I am wondering whether it is possible to embed a CSV file in a julia program. It almost works with CSV.read(), except I do not see a way to signal “EOF” (like with ^D on the REPL).
julia> using DataFrames, CSV
julia> d= CSV.read( stdin )
yyyymmdd,days,rate
19960102,9,5.763067
19960102,15,5.745902
19960103,8,5.763067
19960103,14,5.747397
^D ## please no unprintable control characters
Hmmm…I’m not quite clear on the question here; is it really to read a CSV file from stdin or do you just want to “hard-code” a csv file in a script? For the latter, you could do something as simple as:
This is not an answer to your original question, but if I wanted to include nontrivial data in a package/project, I would just Serialization.serialize, and read it at runtime from a path I determined with @__DIR__.
agreed. the principal use of END would be for small data frames, such as illustrative data sets.
perl also has an useful DATA feature that one can stick at the end of illustrative programs. but this is not a package feature that would be easy to implement. then again, perl is not so very good dealing with multiple files packaged together and residing elsewhere for its quick-and-dirty uses.

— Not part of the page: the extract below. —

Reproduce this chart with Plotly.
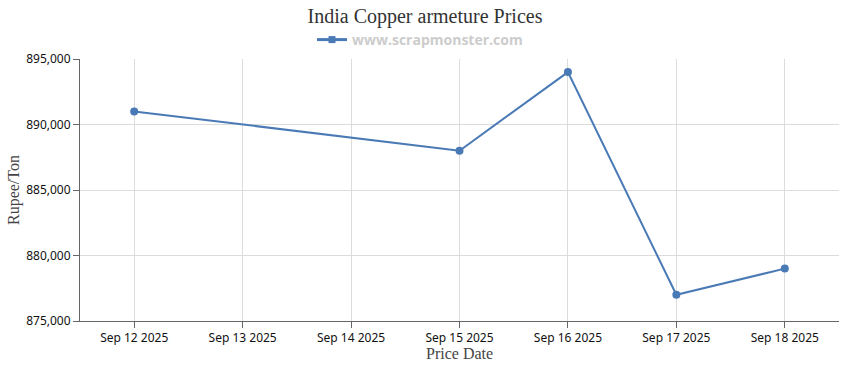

definitely not as good visually for the reader. see, our illustrative finance data sets are often not calculated, but real data (think interest rates and stock returns in different months), and can be up to, say, 24 months long. just aligning them this way is a pain.
The CSV you display in the opening post is not aligned either.
I am now not really sure what you want. For small datasets, you can just use code and align (and comment!) as you prefer. For larger datasets, this is presumably not a concern as they would not be eyeballed directly.
Perhaps you can also include an IJulia notebook that visualizes certain features of the data (eg distribution, lag-1 scatter plot).
A END keyword won’t work as what you suggested since the script is NOT read through STDIN. You’ll never be able to read anything. What you are asking for is just a way to embed string in a script and I don’t see what’s missing from a normal multi-line string constant as @quinnj suggests.
the """ construct is a reasonable alternative. not as nice, but close enough. the listing data on long lines as in DataFrame( yyyymmdd= ..., ...) is also feasible, but again not as nice for this purpose.
Still, are you talking about typing in data in a REPL or embeding data in a script. You always talk about script and then give REPL as example.
What I don’t understand is what’s not nice about it, or really, what are you looking for. AFAICT it’s just the difference between
d = read()
<data>
__END__
and
str = """
<data>
""" # __END__
d = read(IOBuffer(str))
That’s roughly the same number of lines. You get your __END__ in the comment if you want. Syntax highlight already works. read comes after the data but if you really want you can create a string macro and do
data = csv"""
<data>
"""
if it hasn’t been done already. (Should be as simple as macro csv_str(str) :(read(IOBuffer($(esc(str))))) end)
This still won’t work. You’ll still need to convience the parser to ignore your data, which is almost certainly invalid code.